Start Entries shown
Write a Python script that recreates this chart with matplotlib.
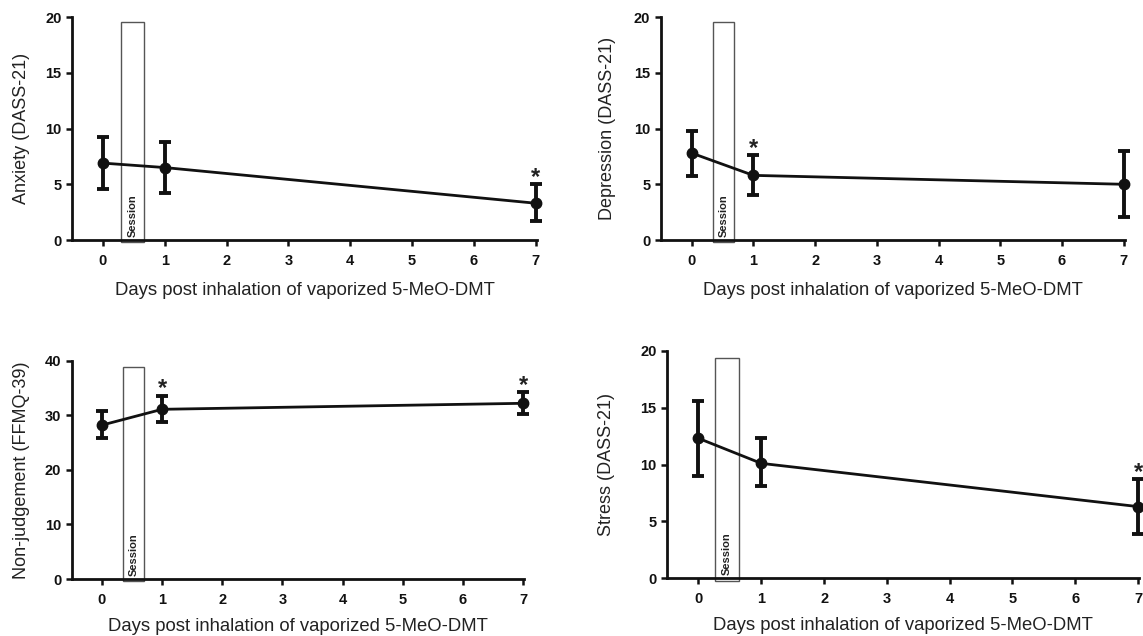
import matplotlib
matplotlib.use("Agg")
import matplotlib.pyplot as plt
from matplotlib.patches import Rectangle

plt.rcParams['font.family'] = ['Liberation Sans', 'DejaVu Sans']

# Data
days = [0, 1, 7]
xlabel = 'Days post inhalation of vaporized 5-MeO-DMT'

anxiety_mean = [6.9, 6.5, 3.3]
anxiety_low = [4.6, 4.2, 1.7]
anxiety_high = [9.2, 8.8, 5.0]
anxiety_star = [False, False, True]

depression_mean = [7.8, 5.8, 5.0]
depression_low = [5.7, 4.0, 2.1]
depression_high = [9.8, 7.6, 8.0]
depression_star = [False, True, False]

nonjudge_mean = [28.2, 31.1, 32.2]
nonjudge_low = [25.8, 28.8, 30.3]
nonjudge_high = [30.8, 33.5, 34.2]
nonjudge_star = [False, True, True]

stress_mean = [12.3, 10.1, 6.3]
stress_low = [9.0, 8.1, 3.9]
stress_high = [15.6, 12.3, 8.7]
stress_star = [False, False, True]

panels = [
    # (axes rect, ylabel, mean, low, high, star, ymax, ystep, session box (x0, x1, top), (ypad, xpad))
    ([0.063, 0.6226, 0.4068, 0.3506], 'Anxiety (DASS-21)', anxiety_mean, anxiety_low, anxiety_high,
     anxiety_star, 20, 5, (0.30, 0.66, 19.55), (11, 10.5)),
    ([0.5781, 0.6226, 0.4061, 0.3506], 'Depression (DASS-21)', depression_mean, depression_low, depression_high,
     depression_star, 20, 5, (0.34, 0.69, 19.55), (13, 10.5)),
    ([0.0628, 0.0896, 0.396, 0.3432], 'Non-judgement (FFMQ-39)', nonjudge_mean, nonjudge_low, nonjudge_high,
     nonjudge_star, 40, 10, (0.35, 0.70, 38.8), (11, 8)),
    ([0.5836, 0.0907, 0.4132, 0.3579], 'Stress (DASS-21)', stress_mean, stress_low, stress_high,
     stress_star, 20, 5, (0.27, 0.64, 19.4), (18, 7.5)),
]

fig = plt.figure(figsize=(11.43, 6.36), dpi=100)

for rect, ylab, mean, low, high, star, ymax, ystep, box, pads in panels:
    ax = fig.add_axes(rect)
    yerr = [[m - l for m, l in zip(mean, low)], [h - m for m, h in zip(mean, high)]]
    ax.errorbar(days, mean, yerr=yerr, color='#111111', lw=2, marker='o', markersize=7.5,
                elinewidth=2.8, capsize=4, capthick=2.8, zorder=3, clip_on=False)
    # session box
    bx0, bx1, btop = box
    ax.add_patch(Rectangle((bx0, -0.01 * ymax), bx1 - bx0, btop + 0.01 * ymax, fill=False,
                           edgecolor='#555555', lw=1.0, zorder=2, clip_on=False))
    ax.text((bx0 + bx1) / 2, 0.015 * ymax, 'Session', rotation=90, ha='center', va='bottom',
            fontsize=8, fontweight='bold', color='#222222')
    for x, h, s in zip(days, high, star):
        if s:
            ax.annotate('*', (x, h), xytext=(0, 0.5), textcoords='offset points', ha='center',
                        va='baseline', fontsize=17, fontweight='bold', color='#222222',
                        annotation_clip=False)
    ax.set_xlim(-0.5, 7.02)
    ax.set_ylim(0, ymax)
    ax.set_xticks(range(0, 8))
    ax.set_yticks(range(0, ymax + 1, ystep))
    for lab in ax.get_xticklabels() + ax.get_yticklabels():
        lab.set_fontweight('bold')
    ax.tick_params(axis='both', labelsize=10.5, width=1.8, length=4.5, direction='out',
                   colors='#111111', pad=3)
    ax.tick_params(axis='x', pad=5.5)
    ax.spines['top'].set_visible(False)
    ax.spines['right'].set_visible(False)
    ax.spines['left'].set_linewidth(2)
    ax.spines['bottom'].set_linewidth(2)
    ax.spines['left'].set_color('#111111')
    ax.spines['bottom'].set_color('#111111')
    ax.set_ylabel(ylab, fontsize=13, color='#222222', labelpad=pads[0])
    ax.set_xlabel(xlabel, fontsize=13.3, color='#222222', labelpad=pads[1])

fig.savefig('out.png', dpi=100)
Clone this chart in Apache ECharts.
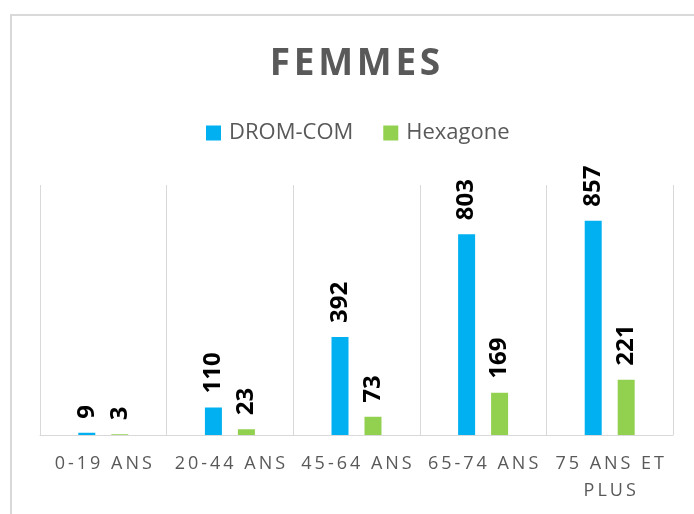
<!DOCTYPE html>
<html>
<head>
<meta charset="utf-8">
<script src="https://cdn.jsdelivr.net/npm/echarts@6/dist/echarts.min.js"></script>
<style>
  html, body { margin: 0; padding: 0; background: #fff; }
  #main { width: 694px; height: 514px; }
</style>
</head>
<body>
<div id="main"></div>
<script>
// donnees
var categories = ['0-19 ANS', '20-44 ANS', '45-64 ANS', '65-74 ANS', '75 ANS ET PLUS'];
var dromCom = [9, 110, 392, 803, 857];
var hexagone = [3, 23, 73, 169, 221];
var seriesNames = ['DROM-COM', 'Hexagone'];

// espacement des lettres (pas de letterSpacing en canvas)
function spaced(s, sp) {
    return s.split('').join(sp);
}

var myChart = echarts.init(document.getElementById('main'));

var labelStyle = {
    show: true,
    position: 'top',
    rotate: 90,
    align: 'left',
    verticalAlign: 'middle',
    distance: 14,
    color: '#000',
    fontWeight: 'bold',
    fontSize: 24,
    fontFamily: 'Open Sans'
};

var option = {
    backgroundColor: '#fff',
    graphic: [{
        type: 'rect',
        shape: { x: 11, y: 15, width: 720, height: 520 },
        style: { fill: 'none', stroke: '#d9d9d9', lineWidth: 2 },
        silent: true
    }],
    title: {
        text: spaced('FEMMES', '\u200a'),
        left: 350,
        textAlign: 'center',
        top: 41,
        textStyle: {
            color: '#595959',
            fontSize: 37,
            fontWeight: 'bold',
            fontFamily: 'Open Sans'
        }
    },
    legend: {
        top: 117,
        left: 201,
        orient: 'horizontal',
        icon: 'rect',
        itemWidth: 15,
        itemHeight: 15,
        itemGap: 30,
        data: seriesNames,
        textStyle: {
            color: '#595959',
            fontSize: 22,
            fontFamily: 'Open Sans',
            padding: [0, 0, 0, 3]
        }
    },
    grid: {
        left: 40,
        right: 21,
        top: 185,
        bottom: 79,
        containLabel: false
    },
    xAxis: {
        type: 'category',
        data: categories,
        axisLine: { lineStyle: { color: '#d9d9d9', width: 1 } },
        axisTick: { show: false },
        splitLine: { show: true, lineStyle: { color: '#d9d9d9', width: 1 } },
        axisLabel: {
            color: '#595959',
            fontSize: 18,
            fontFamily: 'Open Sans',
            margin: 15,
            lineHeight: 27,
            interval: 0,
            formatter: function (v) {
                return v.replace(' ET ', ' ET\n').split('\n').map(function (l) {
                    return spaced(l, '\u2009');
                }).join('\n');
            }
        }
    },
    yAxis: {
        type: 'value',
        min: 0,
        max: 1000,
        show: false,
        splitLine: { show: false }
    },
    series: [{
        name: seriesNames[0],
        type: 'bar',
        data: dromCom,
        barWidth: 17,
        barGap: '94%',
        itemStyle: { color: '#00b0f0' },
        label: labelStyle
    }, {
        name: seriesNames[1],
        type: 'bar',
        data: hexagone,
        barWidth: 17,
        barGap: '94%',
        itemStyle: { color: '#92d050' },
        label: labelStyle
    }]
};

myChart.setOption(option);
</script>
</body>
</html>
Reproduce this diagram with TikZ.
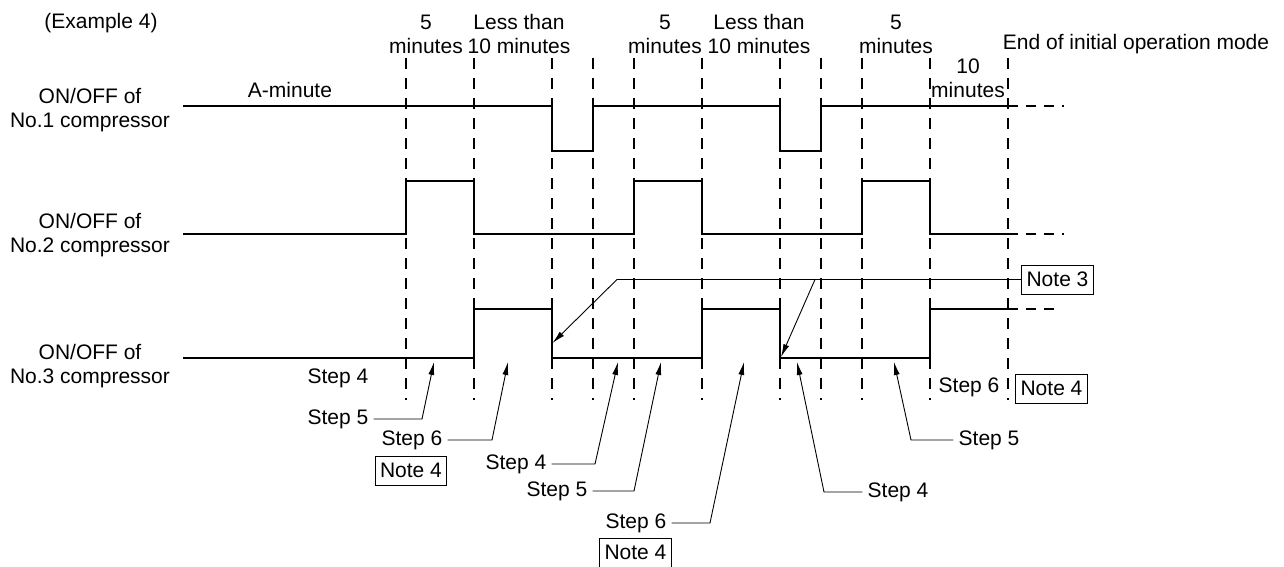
End Entries shown
• _Objective_: Exactly and only the lines from the top of the records down to the line containing "stress_star = [False, False, True]" should be transcribed, please, without the pictures.

• _Reply_:
Write a Python script that recreates this chart with matplotlib.
import matplotlib
matplotlib.use("Agg")
import matplotlib.pyplot as plt
from matplotlib.patches import Rectangle

plt.rcParams['font.family'] = ['Liberation Sans', 'DejaVu Sans']

# Data
days = [0, 1, 7]
xlabel = 'Days post inhalation of vaporized 5-MeO-DMT'

anxiety_mean = [6.9, 6.5, 3.3]
anxiety_low = [4.6, 4.2, 1.7]
anxiety_high = [9.2, 8.8, 5.0]
anxiety_star = [False, False, True]

depression_mean = [7.8, 5.8, 5.0]
depression_low = [5.7, 4.0, 2.1]
depression_high = [9.8, 7.6, 8.0]
depression_star = [False, True, False]

nonjudge_mean = [28.2, 31.1, 32.2]
nonjudge_low = [25.8, 28.8, 30.3]
nonjudge_high = [30.8, 33.5, 34.2]
nonjudge_star = [False, True, True]

stress_mean = [12.3, 10.1, 6.3]
stress_low = [9.0, 8.1, 3.9]
stress_high = [15.6, 12.3, 8.7]
stress_star = [False, False, True]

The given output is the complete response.